また鳳来とは、鳳凰が舞い来るという意味を持っています。昔、この山に大きな桐の木があって、この山を桐生山と言っていました。この木に鳳凰がやってきて住みつき、利修仙人がこれに乗って自在に飛び回ったと言われているそうです。









小さな赤塗りの橋を渡ると
沢山の石仏が並ぶ不思議な空間が…




 
 





山頭火 (種田山頭火)の作

鳳来寺本堂前に掲げてありました。

 
      
      山頭火 献詠

  トンネルいくつ
    おりたところが 木の芽の雨
  ここからお山の さくら まんかい
  たたずめば 気しんしんせまる
  春雨の石仏 みんな濡れたまふ
  石段のぼりつくして
  ほっと水をいただく
  人声もなく散りしいて 白椿(薬師院)
  霧雨のお山は 濡れてのぼる
  お山しづくする 真実不虚(ふこ)
  山の青 大いなる御佛おはす
  水があふれて 水が音たてて しづか
  山霧のふかくも 苔の花
  ずんぶりぬれて ならんで
  石佛たちは
  水が龍となる頂ちかくも
  水音の千年万年ながるる
  石だん一だん一だんの水の音
  雨斉れるより お山のてふてふ

  漂白の俳頭陀 山頭火

  昭和14年4月22日 
  当山に拝登して賦吟で詒せり


   

 


  この奥三河は、家康ゆかりの地であり、はからずも、鳳来山東照宮を訪ね、その後、家康誕生の地、岡崎城を訪ねることとなりましたが、その途中にふと立ち寄った素敵なカフェ・レストランは「アンダンテ」という名前でした。

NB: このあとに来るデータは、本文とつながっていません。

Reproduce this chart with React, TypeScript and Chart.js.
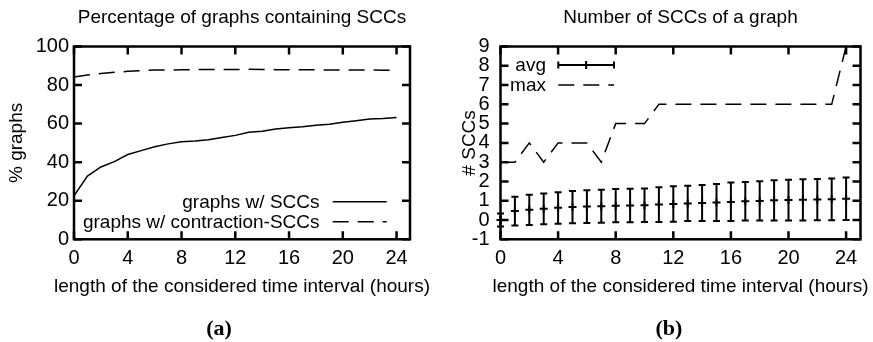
import React, { useEffect, useRef } from "react";
import { Chart, registerables } from "chart.js";
Chart.register(...registerables);

// ---------------- data ----------------
const hours = [0, 1, 2, 3, 4, 5, 6, 7, 8, 9, 10, 11, 12, 13, 14, 15, 16, 17, 18, 19, 20, 21, 22, 23, 24];
const pctWithSCCs = [22.5, 32.8, 37.5, 40.3, 44.0, 46.0, 48.0, 49.5, 50.6, 51.0, 51.6, 52.8, 53.9, 55.5, 56.0, 57.2, 57.8, 58.4, 59.2, 59.7, 60.7, 61.5, 62.4, 62.7, 63.2];
const pctWithContractionSCCs = [84.2, 85.2, 86.0, 86.6, 87.1, 87.5, 87.8, 87.8, 87.9, 88.0, 88.1, 88.1, 88.1, 88.2, 88.1, 88.0, 88.0, 87.9, 87.9, 87.8, 87.8, 87.8, 87.8, 87.7, 87.7];
const maxSCCs = [3, 3, 4, 3, 4, 4, 4, 3, 5, 5, 5, 6, 6, 6, 6, 6, 6, 6, 6, 6, 6, 6, 6, 6, 9];
const avgMean = [0.0, 0.47, 0.53, 0.58, 0.63, 0.67, 0.70, 0.72, 0.74, 0.75, 0.77, 0.80, 0.83, 0.86, 0.88, 0.91, 0.94, 0.97, 0.99, 1.02, 1.04, 1.05, 1.06, 1.08, 1.10];
const avgLow = [-0.34, -0.29, -0.26, -0.22, -0.19, -0.17, -0.15, -0.14, -0.12, -0.12, -0.10, -0.10, -0.09, -0.05, -0.05, -0.05, -0.05, -0.03, -0.03, -0.02, -0.02, -0.02, -0.01, -0.01, 0.0];
const avgHigh = [0.34, 1.21, 1.31, 1.37, 1.44, 1.51, 1.54, 1.57, 1.61, 1.62, 1.64, 1.70, 1.75, 1.78, 1.82, 1.87, 1.94, 1.97, 2.01, 2.06, 2.09, 2.11, 2.13, 2.16, 2.20];

const titleA = "Percentage of graphs containing SCCs";
const titleB = "Number of SCCs of a graph";
const xLabel = "length of the considered time interval (hours)";
const yLabelA = "% graphs";
const yLabelB = "# SCCs";
const legendA = ["graphs w/ SCCs", "graphs w/ contraction-SCCs"];
const legendB = ["avg", "max"];

const FONT = "'Liberation Sans', Arial, Helvetica, sans-serif";
const DASH = [16, 9];

// ---------------- plugins ----------------
const framePlugin = {
  id: "frame",
  afterDatasetsDraw(chart: any) {
    const { ctx, chartArea: a, scales } = chart;
    const xs = scales.x;
    const ys = scales.y;
    ctx.save();
    ctx.strokeStyle = "#000";
    ctx.lineWidth = 2.5;
    ctx.setLineDash([]);
    ctx.beginPath();
    xs.ticks.forEach((t: any) => {
      const px = xs.getPixelForValue(t.value);
      ctx.moveTo(px, a.bottom);
      ctx.lineTo(px, a.bottom - 8);
      ctx.moveTo(px, a.top);
      ctx.lineTo(px, a.top + 8);
    });
    ys.ticks.forEach((t: any) => {
      const py = ys.getPixelForValue(t.value);
      ctx.moveTo(a.left, py);
      ctx.lineTo(a.left + 8, py);
      ctx.moveTo(a.right, py);
      ctx.lineTo(a.right - 8, py);
    });
    ctx.stroke();
    ctx.strokeRect(a.left, a.top, a.right - a.left, a.bottom - a.top);
    // x-axis title (drawn unconstrained, centred on the plot area)
    ctx.fillStyle = "#000";
    ctx.font = `19px ${FONT}`;
    ctx.textAlign = "center";
    ctx.textBaseline = "middle";
    ctx.fillText(xLabel, (a.left + a.right) / 2, a.bottom + 47.6);
    ctx.restore();
  },
};

const errorBarPlugin = {
  id: "errorBars",
  afterDatasetsDraw(chart: any) {
    const { ctx, scales } = chart;
    const xs = scales.x;
    const ys = scales.y;
    ctx.save();
    ctx.strokeStyle = "#000";
    ctx.lineWidth = 2;
    ctx.setLineDash([]);
    ctx.beginPath();
    for (let i = 0; i < hours.length; i++) {
      const px = xs.getPixelForValue(hours[i]);
      const yl = ys.getPixelForValue(avgLow[i]);
      const yh = ys.getPixelForValue(avgHigh[i]);
      ctx.moveTo(px, yl);
      ctx.lineTo(px, yh);
      ctx.moveTo(px - 3.5, yl);
      ctx.lineTo(px + 3.5, yl);
      ctx.moveTo(px - 3.5, yh);
      ctx.lineTo(px + 3.5, yh);
    }
    ctx.stroke();
    ctx.restore();
  },
};

const legendPluginA = {
  id: "legendA",
  afterDatasetsDraw(chart: any) {
    const { ctx, chartArea: a } = chart;
    ctx.save();
    ctx.fillStyle = "#000";
    ctx.strokeStyle = "#000";
    ctx.font = `19px ${FONT}`;
    ctx.textAlign = "right";
    ctx.textBaseline = "middle";
    const rows = [a.bottom - 37.6, a.bottom - 17.6];
    const tx = a.right - 90.5;
    const s0 = a.right - 77.3;
    const s1 = a.right - 23.3;
    rows.forEach((y: number, i: number) => {
      ctx.fillText(legendA[i], tx, y + 1);
      ctx.lineWidth = 1.5;
      ctx.setLineDash(i === 0 ? [] : DASH);
      ctx.beginPath();
      ctx.moveTo(s0, y);
      ctx.lineTo(s1, y);
      ctx.stroke();
    });
    ctx.restore();
  },
};

const legendPluginB = {
  id: "legendB",
  afterDatasetsDraw(chart: any) {
    const { ctx, chartArea: a } = chart;
    ctx.save();
    ctx.fillStyle = "#000";
    ctx.strokeStyle = "#000";
    ctx.font = `19px ${FONT}`;
    ctx.textAlign = "right";
    ctx.textBaseline = "middle";
    const rows = [a.top + 18.5, a.top + 38.5];
    const tx = a.left + 45.5;
    const s0 = a.left + 57.8;
    const s1 = a.left + 113.5;
    rows.forEach((y: number, i: number) => {
      ctx.fillText(legendB[i], tx, y + 1);
    });
    // avg sample
    let y = rows[0];
    ctx.lineWidth = 2;
    ctx.setLineDash([]);
    ctx.beginPath();
    ctx.moveTo(s0, y);
    ctx.lineTo(s1, y);
    ctx.moveTo(s0, y - 3.5);
    ctx.lineTo(s0, y + 3.5);
    ctx.moveTo(s1, y - 3.5);
    ctx.lineTo(s1, y + 3.5);
    const m = (s0 + s1) / 2;
    ctx.moveTo(m, y - 4);
    ctx.lineTo(m, y + 4);
    ctx.stroke();
    // max sample
    y = rows[1];
    ctx.lineWidth = 1.5;
    ctx.setLineDash(DASH);
    ctx.beginPath();
    ctx.moveTo(s0, y);
    ctx.lineTo(s1, y);
    ctx.stroke();
    ctx.restore();
  },
};

// ---------------- config helpers ----------------
function xScale() {
  return {
    type: "linear",
    min: 0,
    max: 25,
    ticks: {
      stepSize: 4,
      includeBounds: false,
      autoSkip: false,
      color: "#000",
      padding: 7,
      font: { size: 20, family: FONT },
      maxRotation: 0,
    },
    grid: { display: false, drawTicks: false },
    border: { display: false },
    title: { display: false },
    afterFit(s: any) {
      s.height = 58.8;
    },
  };
}

function yScale(min: number, max: number, step: number, label: string, width: number, titlePad: number, tickPad: number) {
  return {
    type: "linear",
    min,
    max,
    ticks: {
      stepSize: step,
      autoSkip: false,
      color: "#000",
      padding: tickPad,
      font: { size: 20, family: FONT },
    },
    grid: { display: false, drawTicks: false },
    border: { display: false },
    title: {
      display: true,
      text: label,
      color: "#000",
      font: { size: 19, family: FONT },
      padding: { top: titlePad, bottom: 0 },
    },
    afterFit(s: any) {
      s.width = width;
    },
  };
}

function titleOpts(text: string) {
  return {
    display: true,
    text,
    color: "#000",
    fullSize: false,
    font: { size: 19, family: FONT, weight: "normal" },
    padding: { top: 6.6, bottom: 17.1 },
  };
}

function pts(ys: number[]) {
  return hours.map((h, i) => ({ x: h, y: ys[i] }));
}

// ---------------- components ----------------
function ChartA() {
  const ref = useRef<HTMLCanvasElement>(null);
  useEffect(() => {
    const chart = new Chart(ref.current as HTMLCanvasElement, {
      type: "line",
      data: {
        datasets: [
          {
            label: legendA[0],
            data: pts(pctWithSCCs),
            borderColor: "#000",
            borderWidth: 1.5,
            pointRadius: 0,
            tension: 0,
          },
          {
            label: legendA[1],
            data: pts(pctWithContractionSCCs),
            borderColor: "#000",
            borderWidth: 1.5,
            borderDash: DASH,
            pointRadius: 0,
            tension: 0,
          },
        ],
      } as any,
      options: {
        animation: false,
        responsive: false,
        devicePixelRatio: 1,
        layout: { padding: { left: 0, right: 30, top: 0, bottom: 43.9 } },
        plugins: {
          legend: { display: false },
          tooltip: { enabled: false },
          title: titleOpts(titleA),
        },
        scales: {
          x: xScale(),
          y: yScale(0, 100, 20, yLabelA, 74, 5.3, 5),
        },
      } as any,
      plugins: [legendPluginA, framePlugin],
    });
    return () => chart.destroy();
  }, []);
  return <canvas ref={ref} width={440} height={342} style={{ position: "absolute", left: 0, top: 0, width: 440, height: 342 }} />;
}

function ChartB() {
  const ref = useRef<HTMLCanvasElement>(null);
  useEffect(() => {
    const chart = new Chart(ref.current as HTMLCanvasElement, {
      type: "line",
      data: {
        datasets: [
          {
            label: legendB[0],
            data: pts(avgMean),
            borderColor: "#000",
            borderWidth: 0,
            showLine: false,
            pointStyle: "cross",
            pointRadius: 4,
            pointBorderWidth: 2,
            pointBorderColor: "#000",
            clip: false,
          },
          {
            label: legendB[1],
            data: pts(maxSCCs),
            borderColor: "#000",
            borderWidth: 1.5,
            borderDash: DASH,
            pointRadius: 0,
            tension: 0,
          },
        ],
      } as any,
      options: {
        animation: false,
        responsive: false,
        devicePixelRatio: 1,
        layout: { padding: { left: 0, right: 12.5, top: 0, bottom: 43.9 } },
        plugins: {
          legend: { display: false },
          tooltip: { enabled: false },
          title: titleOpts(titleB),
        },
        scales: {
          x: xScale(),
          y: yScale(-1, 9, 1, yLabelB, 60.5, 17.9, 11),
        },
      } as any,
      plugins: [errorBarPlugin, legendPluginB, framePlugin],
    });
    return () => chart.destroy();
  }, []);
  return <canvas ref={ref} width={433} height={342} style={{ position: "absolute", left: 440, top: 0, width: 433, height: 342 }} />;
}

const capStyle: React.CSSProperties = {
  position: "absolute",
  top: 315,
  width: 100,
  textAlign: "center",
  fontFamily: "'Liberation Serif', 'Times New Roman', serif",
  fontWeight: "bold",
  fontSize: 22,
  lineHeight: "26px",
  color: "#000",
};

export default function App() {
  return (
    <div style={{ position: "absolute", left: 0, top: 0, width: 873, height: 342, background: "#fff", overflow: "hidden" }}>
      <ChartA />
      <ChartB />
      <div style={{ ...capStyle, left: 219 - 50 }}>(a)</div>
      <div style={{ ...capStyle, left: 669 - 50 }}>(b)</div>
    </div>
  );
}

そこの優しい気さくなマダムに、この額のサインは誰のかと尋ねると、
「私の姪っ子の、上野樹里です!」
…ということでした。

樹里さんのお父さんが、この方のお兄さんにあたるとのこと。樹里さんは今、NHKの大河ドラマで、「江〜姫たちの戦国〜」の主人公を演じていますが、そのお江は、家康に見初められ、徳川幕府二代将軍秀忠の奥方になった人ですね。
そのゆかりの地出身だとは・・・!

 とってもオシャレなカフェでした。店内の写真を記念に撮れば良かったと後悔しきり…。